Going through a construction zone, there were cement barriers on the side of the highway.  Mom, “4 inches and a blue car is passing…. a black car is passing…. a red car is passing…. 6 inches… a tan car is passing…. *quick breathe*… 8 inches and a red car is passing….”  that went on for a while until I heard, “4 inches…. 3 inches… {faster} 2 inches, 2 inches, 2 inches…..TWO INCHES!!!”

I pulled into the middle lane to avoid a stroke (hers, not mine).  Me, “Ok, Mom.  Thank you.  I don’t need to know when every car is passing us.  We’re ok.”  Mom, “Ok.  Yup.  Ok.”  Me, “We’re only 15 minutes out.  We’re close.”

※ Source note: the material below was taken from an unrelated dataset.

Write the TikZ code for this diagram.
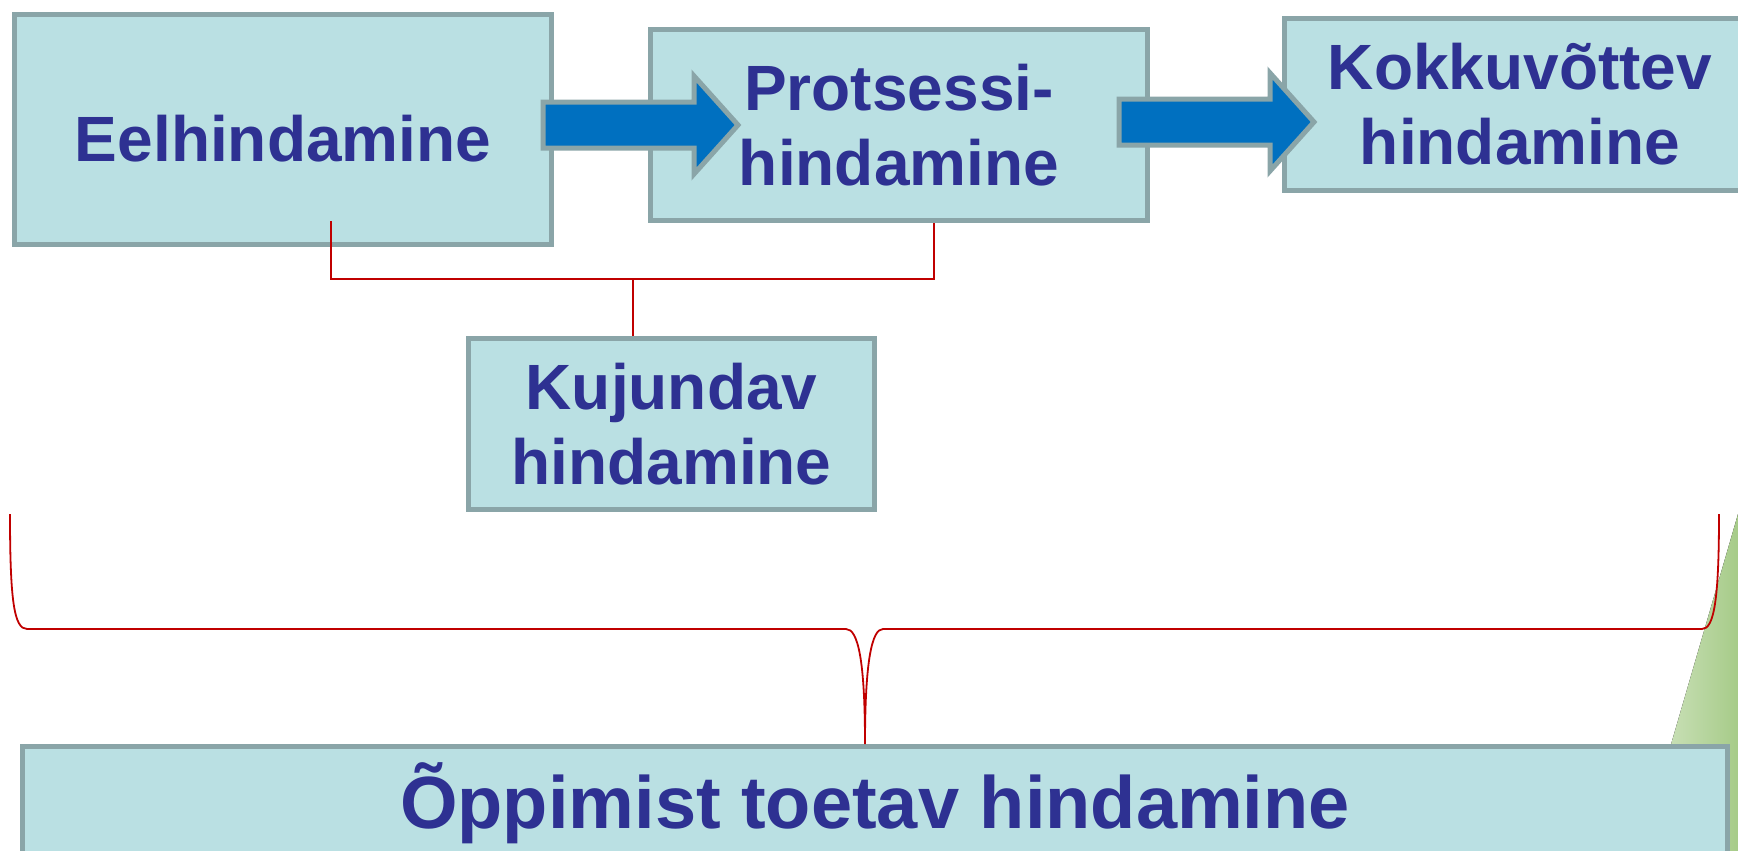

Once out of the construction zone, *someone* had to use the ladies room (not shocking).  Unfortunately, when the flush is activated in the Chief while underway… horrible, terrible things happen that no one should experience.  Bad on me – I hadn’t told our newcomer.  If you have to pee (or anything else) while we’re driving, it doesn’t get flushed until we stop.  That is the law.  Everyone is now warned.

Evie smelled it first. “Oh my God.  Jack pooped!  Mommy!  Help!!! Jack pooped.  It’s awful!!!! Pull over.”  Me, “Sweetie, I can’t pull over.  We have to wait until we get to the…….. OHHHHH HELLLLL!!! *gag gag* Mom!  Did you flush?!  No flushing!!  No flushing!!”  Too late.

Close mouth immediately!!  Everyone’s eyes were tearing…. I couldn’t see!!!!!  Me to Mom, “Did you flush?”  Mom, “Yes.”  Me, “Did if flush all the way?”  Mom, “What?  What does that mean?  I don’t know.  I closed the lid.  It’s ok.  I closed the lid.”  (The lid does absolutely nothing for this issue.)  Sure enough… some toilet paper jammed the toilet gate slightly open so we were treated to an extended assault of black tank air.

Me {with emergency}, ” “Turn on the water pump and go flush!!! Make sure the toilet gate seals!!  Close the seal!!!”

Evie, “Mommmmmmmmmy!!! Help!!”

Is this seriously happening to me right now?!

It was miles before we regained control… both from gagging and from laughing.

We arrived at the RV park and I got us into our spot.  Scott landed and was reachable.  This is a copy of our exchange:

+++++++++++++++++++++++++++++++++++++++++++++
Scott: Touchdown SF
Scott Easy Flight
Me:  That’s nice
Me:  We almost died
Me:  I’m going to find wine
Me:  and I’m going to sleep until you come home
Scott:  What??!!
Me:  Which part
Me:  red wine
Scott:  Died
Me:  Sleeping until you come home may not be viable, I get it
Me:  Oh… we need a new stair.  I had an accident with the current one.  Sorry about that.
+++++++++++++++++++++++++++++++++++++++++++++++

The RV park happened to be next to the World’s Biggest Flea Market.  Cheap junk and amusement rides were exactly what the doctor ordered.  We bought stuff… cause that’s what you do when you narrowly survive a harrowing interstate break down and have no idea if the RV you’re currently living in is totally dead or just needs a basic repair.

It’s just all part of the adventure.  Tomorrow, Captain Traci is at it again.